Dobbiamo invece fare sempre i conti con la realtà, con la dura e cruda legge della realtà. Perché la realtà è l'unica cosa che esiste, il resto è fantasia della nostra testa. Noi vorremmo essere più semplici, più simpatici, più intelligenti, meno ansiosi; vorremmo non aver detto quel “sì” o quel “no”; vorremmo non aver fatto certi incontri; vorremmo che le persone che ci sono vicine fossero diverse, che ci aiutassero di più, che si accorgessero di quanto bisogno abbiamo del loro amore; vorremmo che la gente ci apprezzasse di più e sparlasse meno di noi; vorremmo che nel mondo non ci fossero tutte queste guerre e tutto questo odio; vorremmo avere meno impegni e costrizioni sociali, e più tempo per vivere, più tempo per i nostri figli, per i nostri cari, per noi, per ciò che ci appassiona. Ma la realtà, purtroppo, è ciò che viviamo, non ciò che noi vorremmo.

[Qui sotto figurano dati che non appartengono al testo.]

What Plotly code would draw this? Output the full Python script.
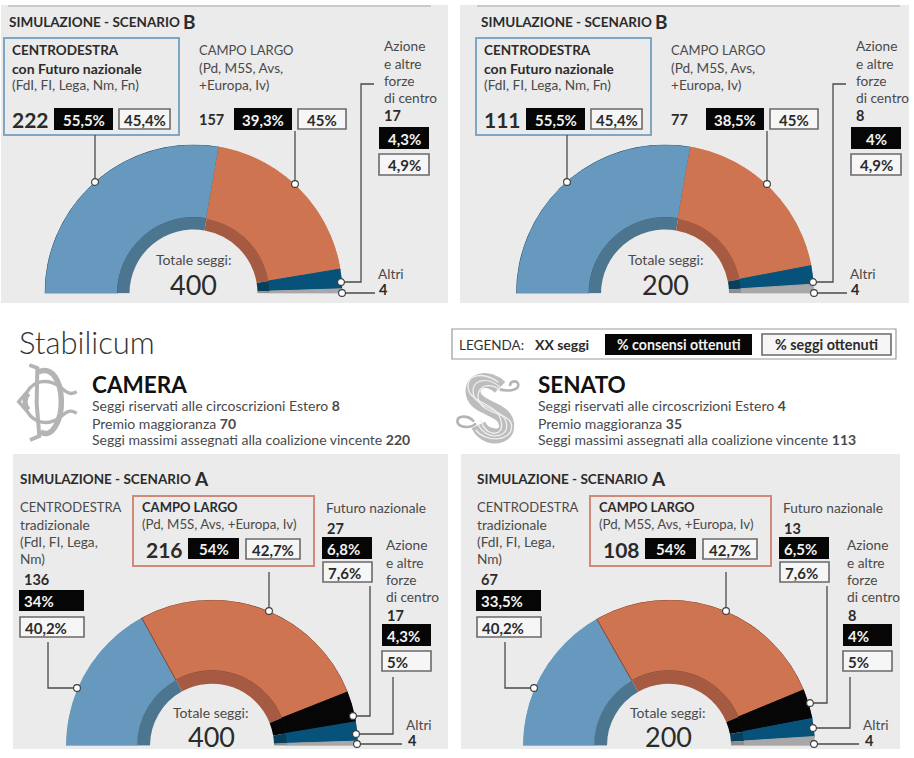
import plotly.graph_objects as go

W, H = 914, 758

# ---- data ----
parties_a = ["Centrodestra tradizionale", "Campo largo", "Futuro nazionale", "Azione e altre", "Altri"]
parties_b = ["Centrodestra con Futuro nazionale", "Campo largo", "Azione e altre", "Altri"]

seats_cam_b = [222, 157, 17, 4]
cons_cam_b = ["55,5%", "39,3%", "4,3%"]
perc_cam_b = ["45,4%", "45%", "4,9%"]

seats_sen_b = [111, 77, 8, 4]
cons_sen_b = ["55,5%", "38,5%", "4%"]
perc_sen_b = ["45,4%", "45%", "4,9%"]

seats_cam_a = [136, 216, 27, 17, 4]
cons_cam_a = ["34%", "54%", "6,8%", "4,3%"]
perc_cam_a = ["40,2%", "42,7%", "7,6%", "5%"]

seats_sen_a = [67, 108, 13, 8, 4]
cons_sen_a = ["33,5%", "54%", "6,5%", "4%"]
perc_sen_a = ["40,2%", "42,7%", "7,6%", "5%"]

# ---- styles ----
BLUE, ORANGE, TEAL, GREY, BLACK = "#6699bd", "#cf7450", "#07527a", "#a8a8a8", "#060606"
IN_BLUE, IN_ORANGE, IN_TEAL, IN_GREY = "#4c7690", "#a65a41", "#083f5c", "#8d8d8d"
PANEL = "#ebebeb"
INK = "#2b2b2b"
SOFT = "#4a4a4a"
FONT = "Lato"

fill_b = [BLUE, ORANGE, TEAL, GREY]
ring_b = [IN_BLUE, IN_ORANGE, IN_TEAL, IN_GREY]
fill_a = [BLUE, ORANGE, BLACK, TEAL, GREY]
ring_a = [IN_BLUE, IN_ORANGE, BLACK, IN_TEAL, IN_GREY]
edge_b = ["#2f5b7c", "#cf7450", "#07527a", "#a8a8a8"]
edge_a = ["#6699bd", "#7e4632", "#060606", "#07527a", "#a8a8a8"]


def X(p):
    return p / W


def Y(p):
    return 1 - p / H


shapes, annots, traces = [], [], []
polar_layouts = {}


def rect(x0, y0, x1, y1, fill="rgba(0,0,0,0)", line=None, lw=0, layer="above"):
    shapes.append(dict(type="rect", xref="paper", yref="paper", x0=X(x0), x1=X(x1), y0=Y(y0), y1=Y(y1),
                       fillcolor=fill, line=dict(color=line or "rgba(0,0,0,0)", width=lw), layer=layer))


def text(x, y, s, size=14, color=SOFT, anchor="left", family=FONT):
    annots.append(dict(xref="paper", yref="paper", x=X(x - 1 if anchor == "left" else x), y=Y(y), text=s,
                       showarrow=False, xanchor=anchor, yanchor="middle", align=anchor, borderpad=0,
                       font=dict(family=family, size=size, color=color)))


def path(points):
    return "M " + " L ".join(f"{X(a):.5f},{Y(b):.5f}" for a, b in points)


def leader(points):
    shapes.append(dict(type="path", xref="paper", yref="paper", path=path(points),
                       line=dict(color="#4a4a4a", width=1.3), fillcolor="rgba(0,0,0,0)"))


def dot(x, y, r=3.4):
    shapes.append(dict(type="circle", xref="paper", yref="paper", x0=X(x - r), x1=X(x + r), y0=Y(y + r), y1=Y(y - r),
                       fillcolor="white", line=dict(color="#3a3a3a", width=1.1)))


def black(x0, y0, x1, y1, s, size=15):
    rect(x0, y0, x1, y1, fill=BLACK)
    text((x0 + x1) / 2, (y0 + y1) / 2 + 0.5, f"<b>{s}</b>", size=size, color="#f2f2f2", anchor="center")


def black_left(x0, y0, x1, y1, s, size=15):
    rect(x0, y0, x1, y1, fill=BLACK)
    text(x0 + 5, (y0 + y1) / 2 + 0.5, f"<b>{s}</b>", size=size, color="#f2f2f2")


def white(x0, y0, x1, y1, s, size=15, left=False):
    rect(x0, y0, x1, y1, fill="#f6f6f6", line="#6a6a6a", lw=1.6)
    if left:
        text(x0 + 5, (y0 + y1) / 2 + 0.5, f"<b>{s}</b>", size=size, color=INK)
    else:
        text((x0 + x1) / 2, (y0 + y1) / 2 + 0.5, f"<b>{s}</b>", size=size, color=INK, anchor="center")


def gauge(idx, seats, fill, ring, edge, cx, base, R, r_in, r_ring):
    total = sum(seats)
    widths = [s / total * 180 for s in seats]
    mids, acc = [], 0
    for w in widths:
        mids.append(acc + w / 2)
        acc += w
    sub = f"polar{idx}" if idx > 1 else "polar"
    traces.append(go.Barpolar(theta=mids, width=widths, r=[1 - r_ring / R] * len(seats), base=[r_ring / R] * len(seats),
                              marker=dict(color=fill, line=dict(color=edge, width=1)), subplot=sub, showlegend=False))
    traces.append(go.Barpolar(theta=mids, width=widths, r=[(r_ring - r_in) / R] * len(seats),
                              base=[r_in / R] * len(seats),
                              marker=dict(color=ring, line=dict(width=0)), subplot=sub, showlegend=False))
    polar_layouts[sub] = dict(
        domain=dict(x=[X(cx - R), X(cx + R)], y=[Y(base), Y(base - R)]),
        sector=[0, 180], bgcolor="rgba(0,0,0,0)",
        radialaxis=dict(range=[0, 1], visible=False),
        angularaxis=dict(visible=False, rotation=180, direction="clockwise", thetaunit="degrees"),
        bargap=0,
    )
    return total


def title(x, y, letter):
    text(x, y, "<b>SIMULAZIONE - SCENARIO</b>", size=13.5, color=INK)
    text(x + 174, y - 1, f"<b>{letter}</b>", size=19, color=INK)


def scenario_b(idx, dx, seats, cons, perc):
    rect(4 + dx, 38, 179 + dx, 135, line="#7fa7c3", lw=2)
    title(9 + dx, 22, "B")
    text(12 + dx, 50, "<b>CENTRODESTRA</b>", 13.5, INK)
    text(12 + dx, 68, "<b>con Futuro nazionale</b>", 14, INK)
    text(12 + dx, 85, "(FdI, FI, Lega, Nm, Fn)", 13.6)
    text(12 + dx, 119, f"<b>{seats[0]}</b>", 21, INK)
    black(54 + dx, 108, 113 + dx, 130, cons[0])
    white(119 + dx, 109, 170 + dx, 129, perc[0])
    text(199 + dx, 50, "CAMPO LARGO", 13)
    text(199 + dx, 68, "(Pd, M5S, Avs,", 13.6)
    text(199 + dx, 85, "+Europa, Iv)", 13.6)
    text(199 + dx, 119, f"<b>{seats[1]}</b>", 14.5, INK)
    black(234 + dx, 108, 292 + dx, 130, cons[1])
    white(298 + dx, 109, 346 + dx, 129, perc[1])
    for y, s in zip([45, 63, 80, 98], ["Azione", "e altre", "forze", "di centro"]):
        text(384 + dx, y, s, 13.7)
    text(384 + dx, 116, f"<b>{seats[2]}</b>", 14.5, INK)
    black(379 + dx, 127, 429 + dx, 149, cons[2])
    white(379 + dx, 154, 429 + dx, 175, perc[2])
    text(378 + dx, 273, "Altri", 13.7)
    text(379 + dx, 290, f"<b>{seats[3]}</b>", 14.5, INK)
    total = gauge(idx, seats, fill_b, ring_b, edge_b, 193.5 + dx * 0.999, 293.5, 149, 64, 76)
    text(193 + dx, 260, "Totale seggi:", 14, anchor="center")
    text(193 + dx, 285, str(total), 27, INK, anchor="center")
    leader([(95 + dx, 135), (95 + dx, 182)])
    dot(95 + dx, 182)
    leader([(295 + dx, 131), (295 + dx, 184)])
    dot(295 + dx, 184)
    leader([(374 + dx, 84), (361 + dx, 84), (361 + dx, 282), (341 + dx, 282)])
    dot(341 + dx, 282)
    leader([(342 + dx, 293), (375 + dx, 293)])
    dot(342 + dx, 293)


def scenario_a(idx, dx, seats, cons, perc, az_dx, fn_dot, az_dot):
    title(20 + dx, 479, "A")
    sizes = [13, 13.7, 13.7, 13.7]
    for y, s, fs in zip([507, 524, 541, 558], ["CENTRODESTRA", "tradizionale", "(FdI, FI, Lega,", "Nm)"], sizes):
        text(20 + dx, y, s, fs)
    text(24 + dx, 579, f"<b>{seats[0]}</b>", 14.5, INK)
    black_left(19 + dx, 590, 84 + dx, 611, cons[0])
    white(20 + dx, 617, 84 + dx, 637, perc[0], left=True)
    rect(133 + dx, 496, 314 + dx, 566, line="#d08b78", lw=2)
    text(142 + dx, 507, "<b>CAMPO LARGO</b>", 13, INK)
    text(142 + dx, 524, "(Pd, M5S, Avs, +Europa, Iv)", 13.3)
    text(146 + dx, 549, f"<b>{seats[1]}</b>", 21, INK)
    black(188 + dx, 538, 239 + dx, 559, cons[1])
    white(246 + dx, 539, 300 + dx, 559, perc[1])
    text(326 + dx, 507, "Futuro nazionale", 13.7)
    text(327 + dx, 528, f"<b>{seats[2]}</b>", 14.5, INK)
    black_left(322 + dx, 537, 372 + dx, 559, cons[2])
    white(323 + dx, 562, 372 + dx, 582, perc[2], left=True)
    for y, s in zip([544, 562, 579, 596], ["Azione", "e altre", "forze", "di centro"]):
        text(386 + dx + az_dx, y, s, 13.7)
    text(387 + dx + az_dx, 615, f"<b>{seats[3]}</b>", 14.5, INK)
    black_left(382 + dx + az_dx, 624, 431 + dx + az_dx, 646, cons[3])
    white(382 + dx + az_dx, 651, 431 + dx + az_dx, 671, perc[3], left=True)
    text(406 + dx, 724, "Altri", 13.7)
    text(408 + dx, 740, f"<b>{seats[4]}</b>", 14.5, INK)
    total = gauge(idx, seats, fill_a, ring_a, edge_a, 212 + dx, 745.7, 146, 62, 75)
    text(210 + dx, 712, "Totale seggi:", 14, anchor="center")
    text(211 + dx, 736, str(total), 27, INK, anchor="center")
    leader([(48 + dx, 642), (48 + dx, 688), (77 + dx, 688)])
    dot(77 + dx, 688)
    leader([(269 + dx, 572), (269 + dx, 611)])
    dot(269 + dx, 611)
    leader([(370 + dx, 586), (370 + dx, fn_dot), (353 + dx, fn_dot)])
    dot(353 + dx, fn_dot)
    leader([(393 + dx, 677), (393 + dx, az_dot), (356 + dx, az_dot)])
    dot(356 + dx, az_dot)
    leader([(402 + dx, 744), (357 + dx, 744)])
    dot(357 + dx, 744)


def emblem_path(d):
    out = []
    for cmd, pts in d:
        out.append(cmd + " " + " ".join(f"{X(a):.5f},{Y(b):.5f}" for a, b in pts))
    return " ".join(out)


def stroke(d, width, color="#b4b4b4"):
    shapes.append(dict(type="path", xref="paper", yref="paper", path=emblem_path(d),
                       line=dict(color=color, width=width), fillcolor="rgba(0,0,0,0)"))


def header(x, heading, estero, premio, massimi):
    text(x, 384, f"<b>{heading}</b>", 22.5, "#111111")
    text(x, 405, f"Seggi riservati alle circoscrizioni Estero <b>{estero}</b>", 14)
    text(x, 423, f"Premio maggioranza <b>{premio}</b>", 14)
    text(x, 439, f"Seggi massimi assegnati alla coalizione vincente <b>{massimi}</b>", 14)


# ---- panels ----
rect(1, 5, 448, 303, fill=PANEL, layer="below")
rect(460, 5, 909, 303, fill=PANEL, layer="below")
rect(13, 454, 448, 749, fill=PANEL, layer="below")
rect(461, 454, 900, 749, fill=PANEL, layer="below")
for a, b in [(8, 431), (477, 900)]:
    leader([(a, 6), (b, 6)])
    shapes[-1]["line"] = dict(color="#a8a8a8", width=1.2)

scenario_b(1, 0, seats_cam_b, cons_cam_b, perc_cam_b)
scenario_b(2, 472, seats_sen_b, cons_sen_b, perc_sen_b)
scenario_a(3, 0, seats_cam_a, cons_cam_a, perc_cam_a, 0, 716, 734)
scenario_a(4, 457, seats_sen_a, cons_sen_a, perc_sen_a, 4, 703, 728)

# ---- middle band ----
text(19, 342, "Stabilicum", 31, "#333333", family="Lato Light, Lato")
header(92, "CAMERA", 8, 70, 220)
header(538, "SENATO", 4, 35, 113)

rect(452, 329, 896, 359, line="#9a9a9a", lw=1.2)
text(459, 345, "LEGENDA:", 13.5, "#333333")
text(535, 345, "<b>XX seggi</b>", 14, INK)
black(605, 334, 752, 355, "% consensi ottenuti", 14.2)
white(762, 334, 891, 355, "% seggi ottenuti", 14.4)


# ---- monograms ----
def z(a, b, ox, oy):
    return (ox + a / 3, oy + b / 3)


cam = lambda a, b: z(a, b, 10, 360)
# D: stem with serifs, then the bowl
stroke([("M", [cam(58, 15)]), ("L", [cam(82, 24)]), ("L", [cam(80, 130)]), ("L", [cam(88, 228)]), ("L", [cam(60, 240)])], 4)
stroke([("M", [cam(85, 36)]), ("C", [cam(125, 18), cam(152, 60), cam(154, 120)]),
        ("C", [cam(156, 180), cam(125, 240), cam(92, 215)])], 5.5)
# C: terminals at the right, pointed belly at the left
stroke([("M", [cam(200, 95)]), ("C", [cam(180, 108), cam(168, 95), cam(150, 80)]),
        ("C", [cam(115, 55), cam(72, 60), cam(52, 95)]), ("L", [cam(26, 125)]), ("L", [cam(52, 155)]),
        ("C", [cam(72, 190), cam(115, 198), cam(150, 172)]), ("C", [cam(168, 158), cam(180, 145), cam(200, 160)])], 3.4)
stroke([("M", [cam(55, 100)]), ("C", [cam(42, 115), cam(42, 135), cam(55, 150)])], 5)

sen = lambda a, b: z(a, b, 450, 370)
s_curve = [("M", [sen(150, 52)]),
           ("C", [sen(118, 20), sen(62, 25), sen(70, 72)]),
           ("C", [sen(80, 120), sen(172, 112), sen(170, 170)]),
           ("C", [sen(168, 208), sen(105, 208), sen(85, 165)])]
stroke(s_curve, 15, "#bdbdbd")
for off in [-15, 0, 15]:
    stroke([("M", [sen(150 + off * 0.3, 52 + off)]),
            ("C", [sen(118 + off, 20 + off), sen(62 + off, 25 + off), sen(70 + off, 72 + off)]),
            ("C", [sen(80 + off, 120 + off), sen(172 + off, 112 + off), sen(170 + off, 170)]),
            ("C", [sen(168 + off, 208 + off * 0.6), sen(105, 208 + off * 0.6), sen(85 - off * 0.5, 165 + off)])],
           1.3, "#efefef")
stroke([("M", [sen(150, 58)]), ("C", [sen(170, 65), sen(205, 62), sen(205, 45)]),
        ("C", [sen(205, 30), sen(180, 30), sen(180, 48)])], 2.6)
stroke([("M", [sen(78, 160)]), ("C", [sen(60, 178), sen(25, 172), sen(22, 155)]),
        ("C", [sen(22, 135), sen(55, 135), sen(72, 155)])], 2.6)

fig = go.Figure(data=traces)
fig.update_layout(width=W, height=H, margin=dict(l=0, r=0, t=0, b=0), paper_bgcolor="white",
                  plot_bgcolor="white", showlegend=False, shapes=shapes, annotations=annots,
                  font=dict(family=FONT), **polar_layouts)
fig.write_html("out.html", config={"displayModeBar": False},
               post_script="document.body.style.margin='0';")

Noi siamo quel che siamo; viviamo in questo mondo, non in un altro. Questa è la nostra unica esistenza, la nostra unica storia, la nostra unica possibilità di realizzarci, di distenderci, di divenire. Tutto il resto, tutti i “Vorrei”, tutti gli “Oh come sarebbe bello”, sono solo aspirazioni, sogni della nostra fantasia. Diceva un vecchio monaco: “È stolto colui che avendo messo il piede su di un serpente, chiude gli occhi per non vederlo, per cancellare la sua presenza: perché, anche così facendo, il serpente lo morderà comunque!”. Svegliamoci, apriamo gli occhi, guardiamo dove mettiamo i piedi, e viviamo senza farci false illusioni. Amen.